1. What genius invented the Mandarin orange? I’m not a person who likes to struggle for food. Cracking and scraping my way through a plate of crab hardly feels worth it. Shelled nuts? Seriously? Sunflower seeds? No! Yet, I love the feeling of triumph that winning an easy fight brings. The mandarin’s peel shrugs off readily and curls beside me on the sofa. I am master of my world.
2. I love the cave of winter. The gray rain forces windows shut, the noise of the city all but silenced. Rain—especially driving rain—absolves me. Kayaking, camping, and the like are now out of the question. It is right that I am huddled inside, reading and writing and snacking.
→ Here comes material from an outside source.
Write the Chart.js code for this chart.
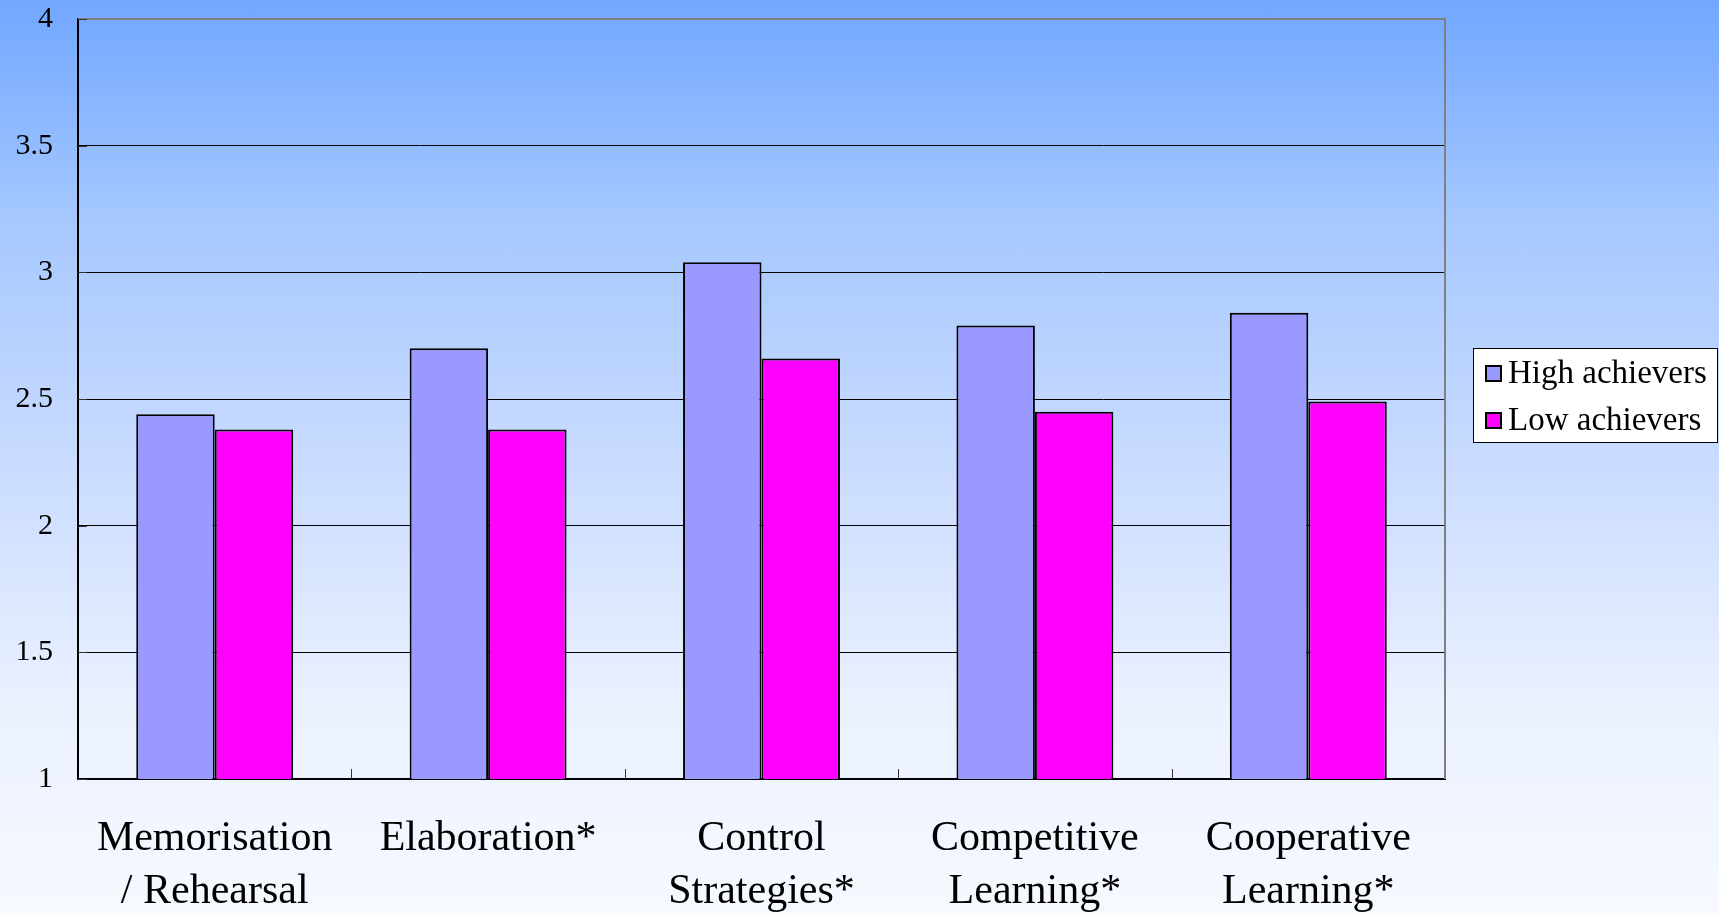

3. Have we revered Freddie Mercury amply? As it IS gray and wet and December, I was able to devote much time yesterday to watching clips of Mercury on YouTube. Such full-throated operatic terror! Such sturm und drang! SUCH humor! And how very sly Mercury was. How majestically he slipped into our repressed 1970s homes under the seemingly innocuous label “Queen.” How masterfully he tricked all of us into singing along with “Killer Queen” in our Pintos and Gremlins as half our carload of friends plotted their way out the closet. Say it with me, “Freddie, we love you!” Freddie, you were so ahead of your time that you don’t even have a time. You were singular and without rival.
4. Charles Dickens’ The Christmas Carol is literature’s greatest expression of the midlife experience. In a strange twist of fate, I was cast in the role of Ebenezer when I was 11, far before nontraditional casting was a thing. Even though some classmates teased me about playing a male character, I was overcome with joy to be cast–finally— in a leading role. I was convinced that all the love I wanted in life would come to me swiftly if I could just excel in some surprising way in an artistic endeavor. I threw myself into the role, growling my bah-humbugs with a severity that has no place in children’s theater.
The reviews were mixed, but memorizing the Ebenezer’s lines was prescient preparation for my adult struggle with the Christmas season and with the cynicism of midlife. I don’t think I will ever be as convinced by a sweeping character transformation as I am by Ebenezer’s. Tormented by the ghosts of Past, Present, and–most horribly–the Future, he snaps. He loves again. Of course, he does. He’s had the crap scared out of him. This isn’t a “I will change because it’s right” transformation. This is a broken hallelujah. This is the you’ve-been-beaten-out-of-your-own-denial shift of middle age.
I remember feeling his transformation brightening inside me as I raced across the center stage my one night in the spotlight (Christmas plays don’t have a long run). I remember the joy of arriving at the Cratchit home, the surprise on their faces that this time I’d come with love and presents. Part of me knew even then that Ebenezer was all of us. He’s often viewed as some aberrant jerk but, in fact, we all have to struggle with a heart that wants to close after disappointments. We all have to remember to stop counting and to give with abandon.
We love you, Ebenezer, and we forgive you.